Characters like Patricia Arquette's Allison Dubois, Rose Byrne and Glenn Close in Damages, and many of the characters in the Law & Order series are so undeniably human that they draw no real criticism; we accept them because they are complex and real. When writers either fall into stereotypes or a political agenda of "writing strong female characters," they sometimes miss the point of creating a fully-fleshed human being in the process.

Much better to be roundly developed than roundly liked!

Temperance Brennan

I like what has been said so far and I pretty much agree with it. I was wondering if you could respond to Temperance Brennan's character in Bones? She isn't supposed to be likable, and she doesn't try either - much in the same way House doesn't try. What do you think of that? Or Miranda Baley in Grey's Anatomy or Cristina Yang? And what about Max Black from Two Broke Girls? I'd just like to hear what you think about those characters and how they fit into gender stereotypes, or don't. Thanks!

I think the thing that pops

I think the thing that pops out to me about the people you've listed is that they are on more ensemble shows. I know that Temperance is the main character on the show technically, but the show is more about her relationship with Booth, as well as the other "squints" and their relationships and solving crimes! I think pretty much everyone on the show gets semi-equal screen time. I've never watched Grey's Anatomy but from what I gather that show seems to be similar. And Max seems to have the other Broke Girl to balance her out.

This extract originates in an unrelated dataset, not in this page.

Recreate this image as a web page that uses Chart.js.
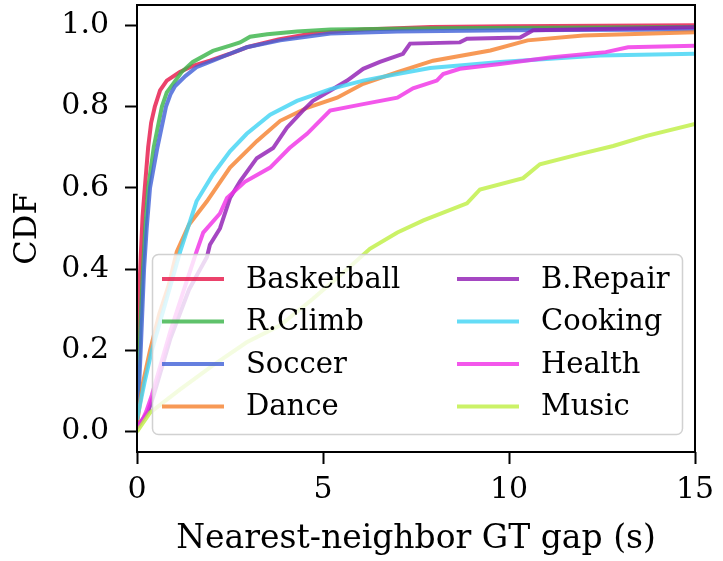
<!DOCTYPE html>
<html lang="en">
<head>
<meta charset="UTF-8">
<title>CDF of nearest-neighbor GT gap</title>
<script src="https://cdn.jsdelivr.net/npm/chart.js"></script>
<style>
  html, body { margin: 0; padding: 0; background: #fff; }
  #wrap { width: 723px; height: 561px; }
</style>
</head>
<body>
<div id="wrap"><canvas id="cdf" width="723" height="561"></canvas></div>
<script>
  // series as [gap (s), CDF]
  const names = ['Basketball', 'R.Climb', 'Soccer', 'Dance', 'B.Repair', 'Cooking', 'Health', 'Music'];
  const colors = ['#e6194b', '#3cb44b', '#4363d8', '#f58231', '#911eb4', '#42d4f4', '#f032e6', '#bfef45'];

  const basketball = [[0,0.2],[0.05,0.32],[0.1,0.43],[0.15,0.53],[0.21,0.6],[0.3,0.7],[0.38,0.76],[0.48,0.8],[0.62,0.84],[0.8,0.864],[1.15,0.885],[1.5,0.9],[1.96,0.913],[2.5,0.93],[2.95,0.946],[3.8,0.965],[4.7,0.98],[6.1,0.99],[7.9,0.996],[10,0.998],[15,1.0]];
  const rclimb = [[0,0.04],[0.05,0.15],[0.1,0.28],[0.16,0.4],[0.22,0.5],[0.3,0.6],[0.45,0.7],[0.67,0.8],[0.8,0.835],[0.97,0.856],[1.2,0.885],[1.5,0.91],[2.04,0.937],[2.5,0.95],[2.77,0.958],[3.04,0.972],[3.5,0.978],[4.3,0.985],[5.2,0.99],[8,0.993],[15,0.996]];
  const soccer = [[0,0.02],[0.05,0.1],[0.1,0.2],[0.19,0.4],[0.26,0.5],[0.35,0.6],[0.55,0.7],[0.78,0.8],[0.9,0.83],[1.02,0.85],[1.3,0.875],[1.6,0.897],[2.04,0.913],[2.5,0.93],[2.95,0.946],[3.85,0.963],[5.2,0.98],[7,0.985],[10,0.988],[15,0.99]];
  const dance = [[0,0.02],[0.16,0.12],[0.35,0.2],[0.6,0.29],[0.85,0.36],[1.07,0.443],[1.4,0.51],[1.88,0.567],[2.2,0.61],[2.5,0.65],[3.22,0.715],[3.85,0.765],[4.57,0.797],[5.38,0.822],[6.08,0.856],[7.0,0.885],[7.96,0.913],[9.5,0.938],[10.5,0.963],[12.0,0.975],[15,0.983]];
  const brepair = [[0,0.01],[0.15,0.03],[0.3,0.05],[0.45,0.09],[0.9,0.23],[1.4,0.35],[1.7,0.4],[1.88,0.43],[1.96,0.46],[2.23,0.5],[2.5,0.575],[2.77,0.616],[3.22,0.673],[3.66,0.698],[4.03,0.748],[4.46,0.79],[4.73,0.814],[5.19,0.839],[5.65,0.864],[6.08,0.893],[6.53,0.91],[7.15,0.93],[7.34,0.955],[8.68,0.958],[8.87,0.967],[10.3,0.97],[10.65,0.988],[15,0.995]];
  const cooking = [[0,0.03],[0.2,0.12],[0.4,0.2],[0.65,0.28],[0.9,0.36],[1.16,0.443],[1.6,0.567],[2.04,0.633],[2.5,0.69],[2.95,0.733],[3.58,0.78],[4.3,0.814],[5.2,0.843],[6.08,0.864],[7.0,0.88],[7.88,0.895],[9.76,0.91],[12.45,0.926],[15,0.93]];
  const health = [[0,0.01],[0.15,0.03],[0.25,0.05],[0.4,0.09],[0.89,0.245],[1.3,0.36],[1.6,0.443],[1.78,0.49],[2.23,0.537],[2.42,0.575],[2.9,0.615],[3.58,0.65],[4.1,0.698],[4.57,0.733],[5.19,0.79],[6.08,0.806],[7.0,0.822],[7.42,0.845],[8.06,0.864],[8.23,0.88],[8.68,0.893],[9.76,0.905],[11.1,0.921],[12.6,0.934],[13.2,0.946],[15,0.95]];
  const music = [[0,0.0],[0.35,0.047],[1.16,0.104],[2.04,0.163],[2.95,0.22],[3.85,0.262],[4.73,0.327],[5.65,0.4],[6.26,0.45],[7.0,0.49],[7.7,0.52],[8.87,0.562],[9.22,0.596],[10.38,0.624],[10.83,0.658],[11.9,0.683],[12.8,0.703],[13.7,0.728],[15,0.757]];

  const series = [basketball, rclimb, soccer, dance, brepair, cooking, health, music];
  const xTicks = [0, 5, 10, 15];
  const yTicks = [0, 0.2, 0.4, 0.6, 0.8, 1.0];

  const SERIF = "'DejaVu Serif', serif";

  function alpha(hex, a) {
    const n = parseInt(hex.slice(1), 16);
    return `rgba(${n >> 16},${(n >> 8) & 255},${n & 255},${a})`;
  }

  // black box round the plot area
  const frame = {
    id: 'frame',
    afterDatasetsDraw(chart) {
      const {ctx, chartArea: a} = chart;
      ctx.save();
      ctx.strokeStyle = '#000';
      ctx.lineWidth = 2;
      ctx.strokeRect(a.left, a.top, a.right - a.left, a.bottom - a.top);
      ctx.restore();
    }
  };

  // matplotlib-like legend inside the axes, 2 columns
  const innerLegend = {
    id: 'innerLegend',
    afterDraw(chart) {
      const {ctx} = chart;
      const box = {x: 152, y: 254, w: 530, h: 180};
      ctx.save();
      ctx.beginPath();
      ctx.roundRect(box.x + 0.5, box.y + 0.5, box.w, box.h, 6);
      ctx.fillStyle = 'rgba(255,255,255,0.8)';
      ctx.fill();
      ctx.strokeStyle = 'rgba(204,204,204,0.9)';
      ctx.lineWidth = 1.5;
      ctx.stroke();
      ctx.font = `29px ${SERIF}`;
      ctx.textBaseline = 'middle';
      ctx.fillStyle = '#000';
      chart.data.datasets.forEach((ds, i) => {
        const col = Math.floor(i / 4), row = i % 4;
        const lx = col === 0 ? 162 : 457;
        const y = 279 + row * 42.5;
        ctx.strokeStyle = ds.borderColor;
        ctx.lineWidth = 4;
        ctx.beginPath();
        ctx.moveTo(lx, y);
        ctx.lineTo(lx + 62, y);
        ctx.stroke();
        ctx.fillText(ds.label, lx + 84, y + 1);
      });
      ctx.restore();
    }
  };

  new Chart(document.getElementById('cdf'), {
    type: 'line',
    data: {
      datasets: series.map((s, i) => ({
        label: names[i],
        data: s.map(([x, y]) => ({x, y})),
        borderColor: alpha(colors[i], 0.82),
        borderWidth: 4,
        pointRadius: 0,
        tension: 0,
        fill: false,
        clip: 0,
        order: series.length - i
      }))
    },
    options: {
      responsive: false,
      animation: false,
      devicePixelRatio: 1,
      layout: { padding: { left: 0, right: 28, top: 5, bottom: 0 } },
      plugins: { legend: { display: false }, tooltip: { enabled: false } },
      scales: {
        x: {
          type: 'linear', min: 0, max: 15,
          afterFit(scale) { scale.height = 109; scale.paddingLeft = 0; scale.paddingRight = 0; },
          afterBuildTicks(scale) { scale.ticks = xTicks.map(v => ({value: v})); },
          grid: { drawOnChartArea: false, drawTicks: true, tickLength: 12, tickWidth: 2, tickColor: '#000' },
          border: { display: false },
          ticks: { color: '#000', padding: 8, maxRotation: 0, font: { family: SERIF, size: 30 },
                   callback: v => String(v) },
          title: { display: true, text: 'Nearest-neighbor GT gap (s)', color: '#000',
                   font: { family: SERIF, size: 33 }, padding: { top: 0, bottom: 2 } }
        },
        y: {
          type: 'linear', min: -0.05, max: 1.05,
          afterFit(scale) { scale.width = 137; scale.paddingTop = 0; scale.paddingBottom = 0; },
          afterBuildTicks(scale) { scale.ticks = yTicks.map(v => ({value: v})); },
          grid: { drawOnChartArea: false, drawTicks: true, tickLength: 12, tickWidth: 2, tickColor: '#000' },
          border: { display: false },
          ticks: { color: '#000', padding: 16, font: { family: SERIF, size: 30 },
                   callback: v => v.toFixed(1) },
          title: { display: true, text: 'CDF', color: '#000',
                   font: { family: SERIF, size: 32 }, padding: { top: 8, bottom: 0 } }
        }
      }
    },
    plugins: [frame, innerLegend]
  });
</script>
</body>
</html>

They aren't characters that are interested in being likable but the characters around them seem to have enough likability to even it out.

There's criticism, then there's erasure

This article makes good points, but I think the age of the main character was also a factor in Enlightenment's cancelation and maybe lack of viewership. See also: The Comeback. There are quite a few shows (Girls, ahem, but not just) - including many mentioned above - that have unlikable female leads and regularly induce cringing but aren't being canceled (or lasted a long time before they were axed). I suspect women's midlife crises (even those of super-hot Laura Dern-looking women) are just too icky for a lot of network execs. (See also Tina Fey's New Yorker article about Hollywood's having no use for women after they are no longer deemed fuckable. Laura Dern might still be that, but her interestingly messed-up character is probably more scary than pursuable to most.) I don't think this is surprising - certainly, it wasn't to me.